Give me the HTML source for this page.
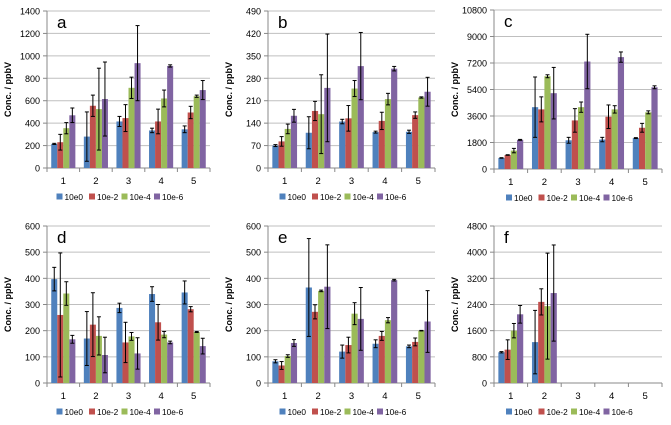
<!DOCTYPE html>
<html><head><meta charset="utf-8"><style>
body{margin:0;background:#fff;}
svg{display:block;font-family:"Liberation Sans",sans-serif;}
</style></head><body>
<svg id="c" width="671" height="425" viewBox="0 0 671 425" xmlns="http://www.w3.org/2000/svg"></svg>
<script>
const categories=["1","2","3","4","5"];
const seriesNames=["10e0","10e-2","10e-4","10e-6"];
const colors=["#4f81bd","#c0504d","#9bbb59","#8064a2"];
const panelLetters=["a","b","c","d","e","f"];
const panelMax=[1400,490,10800,600,600,4800];
const panelStep=[200,70,1800,100,100,800];
// values per panel: [category][series]
const valsA=[[215,230,355,470],[280,555,525,615],[415,445,715,935],[335,415,620,910],[345,495,640,695]];
const errsA=[[5,70,50,65],[220,95,365,330],[45,120,95,335],[20,110,75,10],[30,55,10,85]];
const valsB=[[70,83,122,163],[110,178,168,250],[145,155,248,318],[112,147,215,310],[113,165,220,238]];
const errsB=[[3,15,15,20],[50,30,123,168],[7,40,25,105],[3,27,18,7],[5,10,2,45]];
const valsC=[[750,950,1250,1980],[4200,4050,6300,5150],[1950,3300,4200,7300],[2000,3550,4050,7600],[2100,2800,3850,5550]];
const errsC=[[20,20,150,30],[2050,850,100,1750],[200,800,350,1850],[150,800,250,350],[30,300,100,100]];
const valsD=[[397,260,342,167],[170,223,180,107],[287,155,178,113],[340,232,185,155],[346,282,195,141]];
const errsD=[[45,237,45,15],[103,122,73,68],[18,77,15,60],[28,68,12,5],[44,10,2,30]];
const valsE=[[83,67,103,153],[365,272,352,368],[120,145,265,245],[150,180,240,393],[140,157,200,235]];
const errsE=[[6,15,5,13],[187,27,3,160],[25,30,42,120],[15,17,10,3],[5,15,1,118]];
const valsF=[[940,1020,1600,2100],[1250,2480,2350,2750],[null,null,null,null],[null,null,null,null],[null,null,null,null]];
const errsF=[[20,300,220,270],[970,400,1620,1470],[0,0,0,0],[0,0,0,0],[0,0,0,0]];
const allVals=[valsA,valsB,valsC,valsD,valsE,valsF];
const allErrs=[errsA,errsB,errsC,errsD,errsE,errsF];

const svg=document.getElementById('c');
const NS="http://www.w3.org/2000/svg";
function mk(tag,attrs,parent,text){const e=document.createElementNS(NS,tag);for(const k in attrs)e.setAttribute(k,attrs[k]);if(text!==undefined)e.textContent=text;(parent||svg).appendChild(e);return e;}
const geo=[[47,210,11,168],[268,435,11,168],[494,662,10,169],[47,210,226,383],[268,435,226,383],[494,662,226,383]];
geo.forEach((g,p)=>{
  const [x0,x1,y0,y1]=g;
  const grp=mk('g',{});
  
  
  const max=panelMax[p],step=panelStep[p];
  const yS=v=>y1-(v/max)*(y1-y0);
  const gw=(x1-x0)/categories.length;
  const xS=i=>x0+gw*i;
  for(let v=0;v<=max+1e-6;v+=step){
    const y=yS(v);
    if(v>0){const l=mk('line',{x1:x0,x2:x1,y1:y,y2:y,stroke:'#bfbfbf','stroke-width':1},grp);}
    mk('line',{x1:x0-4,x2:x0,y1:y,y2:y,stroke:'#888'},grp);
    const t=mk('text',{x:x0-7,y:y+3.5,'text-anchor':'end','font-size':9,fill:'#000'},grp,String(v));
    
  }
  mk('line',{x1:x0,x2:x0,y1:y0,y2:y1,stroke:'#888'},grp);
  mk('line',{x1:x0,x2:x1,y1:y1,y2:y1,stroke:'#888'},grp);
  categories.forEach((c,i)=>{
    mk('line',{x1:xS(i),x2:xS(i),y1:y1,y2:y1+4,stroke:'#888'},grp);
    const t=mk('text',{x:xS(i)+gw/2,y:y1+16,'text-anchor':'middle','font-size':9.5},grp,c);
    
    const bw=gw*0.185, start=xS(i)+gw/2-2*bw;
    seriesNames.forEach((s,k)=>{
      const v=allVals[p][i][k]; if(v==null)return;
      const bx=start+k*bw;
      const r=mk('rect',{x:bx,y:yS(v),width:bw,height:y1-yS(v),fill:colors[k]},grp);
      
      const e=allErrs[p][i][k], cx=bx+bw/2;
      const eg=mk('g',{stroke:'#000','stroke-width':1},grp);
      
      mk('line',{x1:cx,x2:cx,y1:yS(v+e),y2:yS(Math.max(0,v-e))},eg);
      mk('line',{x1:cx-2,x2:cx+2,y1:yS(v+e),y2:yS(v+e)},eg);
      mk('line',{x1:cx-2,x2:cx+2,y1:yS(Math.max(0,v-e)),y2:yS(Math.max(0,v-e))},eg);
    });
  });
  mk('line',{x1:x1,x2:x1,y1:y1,y2:y1+4,stroke:'#888'},grp);
  const lt=mk('text',{x:x0+10,y:y0+17,'font-size':17},grp,panelLetters[p]);
  
  const yl=mk('text',{x:0,y:0,'font-size':9,'font-weight':'bold','text-anchor':'middle',transform:`translate(${x0-36},${(y0+y1)/2}) rotate(-90)`},grp,'Conc. / ppbV');
  
  const ly=y1+32;
  const lx=x0+(x1-x0)/2-72;
  seriesNames.forEach((s,k)=>{
    const lg=mk('g',{},grp);
    
    const bx=lx+k*32.5;
    mk('rect',{x:bx,y:ly-6.5,width:6,height:6,fill:colors[k]},lg);
    mk('text',{x:bx+8,y:ly,'font-size':8.3},lg,s);
  });
});
</script>
</body></html>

********

### The problem:
Restate the whole listing above exactly, please, omitting every image.

### Exercise response:
Give me the HTML source for this page.
<!DOCTYPE html>
<html><head><meta charset="utf-8"><style>
body{margin:0;background:#fff;}
svg{display:block;font-family:"Liberation Sans",sans-serif;}
</style></head><body>
<svg id="c" width="671" height="425" viewBox="0 0 671 425" xmlns="http://www.w3.org/2000/svg"></svg>
<script>
const categories=["1","2","3","4","5"];
const seriesNames=["10e0","10e-2","10e-4","10e-6"];
const colors=["#4f81bd","#c0504d","#9bbb59","#8064a2"];
const panelLetters=["a","b","c","d","e","f"];
const panelMax=[1400,490,10800,600,600,4800];
const panelStep=[200,70,1800,100,100,800];
// values per panel: [category][series]
const valsA=[[215,230,355,470],[280,555,525,615],[415,445,715,935],[335,415,620,910],[345,495,640,695]];
const errsA=[[5,70,50,65],[220,95,365,330],[45,120,95,335],[20,110,75,10],[30,55,10,85]];
const valsB=[[70,83,122,163],[110,178,168,250],[145,155,248,318],[112,147,215,310],[113,165,220,238]];
const errsB=[[3,15,15,20],[50,30,123,168],[7,40,25,105],[3,27,18,7],[5,10,2,45]];
const valsC=[[750,950,1250,1980],[4200,4050,6300,5150],[1950,3300,4200,7300],[2000,3550,4050,7600],[2100,2800,3850,5550]];
const errsC=[[20,20,150,30],[2050,850,100,1750],[200,800,350,1850],[150,800,250,350],[30,300,100,100]];
const valsD=[[397,260,342,167],[170,223,180,107],[287,155,178,113],[340,232,185,155],[346,282,195,141]];
const errsD=[[45,237,45,15],[103,122,73,68],[18,77,15,60],[28,68,12,5],[44,10,2,30]];
const valsE=[[83,67,103,153],[365,272,352,368],[120,145,265,245],[150,180,240,393],[140,157,200,235]];
const errsE=[[6,15,5,13],[187,27,3,160],[25,30,42,120],[15,17,10,3],[5,15,1,118]];
const valsF=[[940,1020,1600,2100],[1250,2480,2350,2750],[null,null,null,null],[null,null,null,null],[null,null,null,null]];
const errsF=[[20,300,220,270],[970,400,1620,1470],[0,0,0,0],[0,0,0,0],[0,0,0,0]];
const allVals=[valsA,valsB,valsC,valsD,valsE,valsF];
const allErrs=[errsA,errsB,errsC,errsD,errsE,errsF];

const svg=document.getElementById('c');
const NS="http://www.w3.org/2000/svg";
function mk(tag,attrs,parent,text){const e=document.createElementNS(NS,tag);for(const k in attrs)e.setAttribute(k,attrs[k]);if(text!==undefined)e.textContent=text;(parent||svg).appendChild(e);return e;}
const geo=[[47,210,11,168],[268,435,11,168],[494,662,10,169],[47,210,226,383],[268,435,226,383],[494,662,226,383]];
geo.forEach((g,p)=>{
  const [x0,x1,y0,y1]=g;
  const grp=mk('g',{});
  
  
  const max=panelMax[p],step=panelStep[p];
  const yS=v=>y1-(v/max)*(y1-y0);
  const gw=(x1-x0)/categories.length;
  const xS=i=>x0+gw*i;
  for(let v=0;v<=max+1e-6;v+=step){
    const y=yS(v);
    if(v>0){const l=mk('line',{x1:x0,x2:x1,y1:y,y2:y,stroke:'#bfbfbf','stroke-width':1},grp);}
    mk('line',{x1:x0-4,x2:x0,y1:y,y2:y,stroke:'#888'},grp);
    const t=mk('text',{x:x0-7,y:y+3.5,'text-anchor':'end','font-size':9,fill:'#000'},grp,String(v));
    
  }
  mk('line',{x1:x0,x2:x0,y1:y0,y2:y1,stroke:'#888'},grp);
  mk('line',{x1:x0,x2:x1,y1:y1,y2:y1,stroke:'#888'},grp);
  categories.forEach((c,i)=>{
    mk('line',{x1:xS(i),x2:xS(i),y1:y1,y2:y1+4,stroke:'#888'},grp);
    const t=mk('text',{x:xS(i)+gw/2,y:y1+16,'text-anchor':'middle','font-size':9.5},grp,c);
    
    const bw=gw*0.185, start=xS(i)+gw/2-2*bw;
    seriesNames.forEach((s,k)=>{
      const v=allVals[p][i][k]; if(v==null)return;
      const bx=start+k*bw;
      const r=mk('rect',{x:bx,y:yS(v),width:bw,height:y1-yS(v),fill:colors[k]},grp);
      
      const e=allErrs[p][i][k], cx=bx+bw/2;
      const eg=mk('g',{stroke:'#000','stroke-width':1},grp);
      
      mk('line',{x1:cx,x2:cx,y1:yS(v+e),y2:yS(Math.max(0,v-e))},eg);
      mk('line',{x1:cx-2,x2:cx+2,y1:yS(v+e),y2:yS(v+e)},eg);
      mk('line',{x1:cx-2,x2:cx+2,y1:yS(Math.max(0,v-e)),y2:yS(Math.max(0,v-e))},eg);
    });
  });
  mk('line',{x1:x1,x2:x1,y1:y1,y2:y1+4,stroke:'#888'},grp);
  const lt=mk('text',{x:x0+10,y:y0+17,'font-size':17},grp,panelLetters[p]);
  
  const yl=mk('text',{x:0,y:0,'font-size':9,'font-weight':'bold','text-anchor':'middle',transform:`translate(${x0-36},${(y0+y1)/2}) rotate(-90)`},grp,'Conc. / ppbV');
  
  const ly=y1+32;
  const lx=x0+(x1-x0)/2-72;
  seriesNames.forEach((s,k)=>{
    const lg=mk('g',{},grp);
    
    const bx=lx+k*32.5;
    mk('rect',{x:bx,y:ly-6.5,width:6,height:6,fill:colors[k]},lg);
    mk('text',{x:bx+8,y:ly,'font-size':8.3},lg,s);
  });
});
</script>
</body></html>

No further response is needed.